To support its first argument, Bay South took the position that the Miller Act requires all claims to be brought in “a civil action” in federal court, and pursuant to the 1999 Amendment to the Miller Act, a waiver of this requirement is void unless such a waiver (1) is in writing; (2) signed by the person whose right is waived; and (3) is executed after the performance being given. 40 U.S.C. §3133(c). However, the district court noted that where Congress has prohibited arbitration of statutory claims, Congress has done so with “explicit clarity.” CompuCredit Corp. v. Greenwood, 565 U.S. 95, 103 (2012). Thus, if Congress intended to prohibit arbitration of Miller Act claims, such a prohibition would be found in statutory text. In interpreting the waiver requirements of 40 U.S.C. §3133(c), the district court found that the phrase “bring a civil action” may be reasonably read to encompass only the filing of a lawsuit, and section 3133(c) precludes waivers of the right to file suit unless certain conditions are met, but does not restrict arbitration of the Miller Act claims. Also, the court noted that in other instances, the Supreme Court has repeatedly recognized that arbitration satisfies a statutory prescription of the right to bring a civil suit in court. The district court then looked to the legislative history of 3133(c), which was added in 1999. In that legislative history, the House Committee specifically stated that “[t]his bill does not void subcontractor provisions requiring arbitration or other alternative methods of resolving disputes.” In sum, the district court found that the Bay South had not met its burden of proving that in adopting the 1999 Amendments, Congress had precluded the arbitration of Miller Act claims.
Bay South’s second argument was based on the language of the arbitration provision itself.
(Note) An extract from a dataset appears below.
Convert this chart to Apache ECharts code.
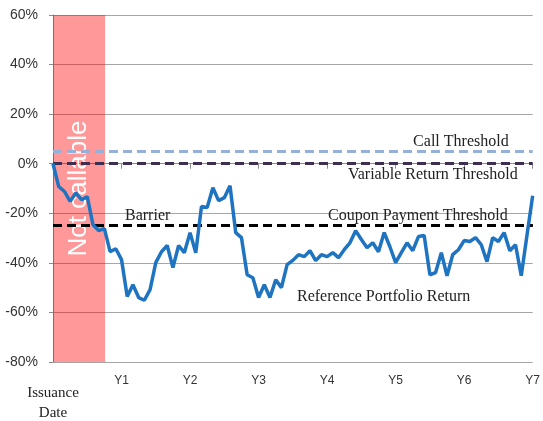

Bay South contended that its Miller Act claims do not arise “under the Subcontract Agreement.” The district court noted that the arbitrator, and not the court, is to decide the “arbitrability” of these claims (whether the claims are within the scope of the parties’ arbitration agreement), where the parties have “clearly and unmistakably” delegated this decision to the arbitrator. See AT&T Technologies, Inc. v. Communications Workers of America, 475 U.S. 643, 649 (1986). This delegation can be found where the parties have agreed to use particular arbitration rules that themselves call for the arbitrator to decide questions regarding the scope of arbitration. Here, the parties agreed to the “Construction Industry Rules of the American Arbitration Association then in effect …” These rules provide that “[t]he arbitrator shall have the power to rule on his or her own jurisdiction, including any objections with respect to the … scope … of the arbitration agreement.” The district court ultimately held that by selecting the AAA rules, the parties had clearly and unmistakably provided that the arbitrator would decide the scope of the arbitration agreement, and, therefore, the question of whether the agreement extends to Miller Act claims must be decided by the arbitrator, and not by the court.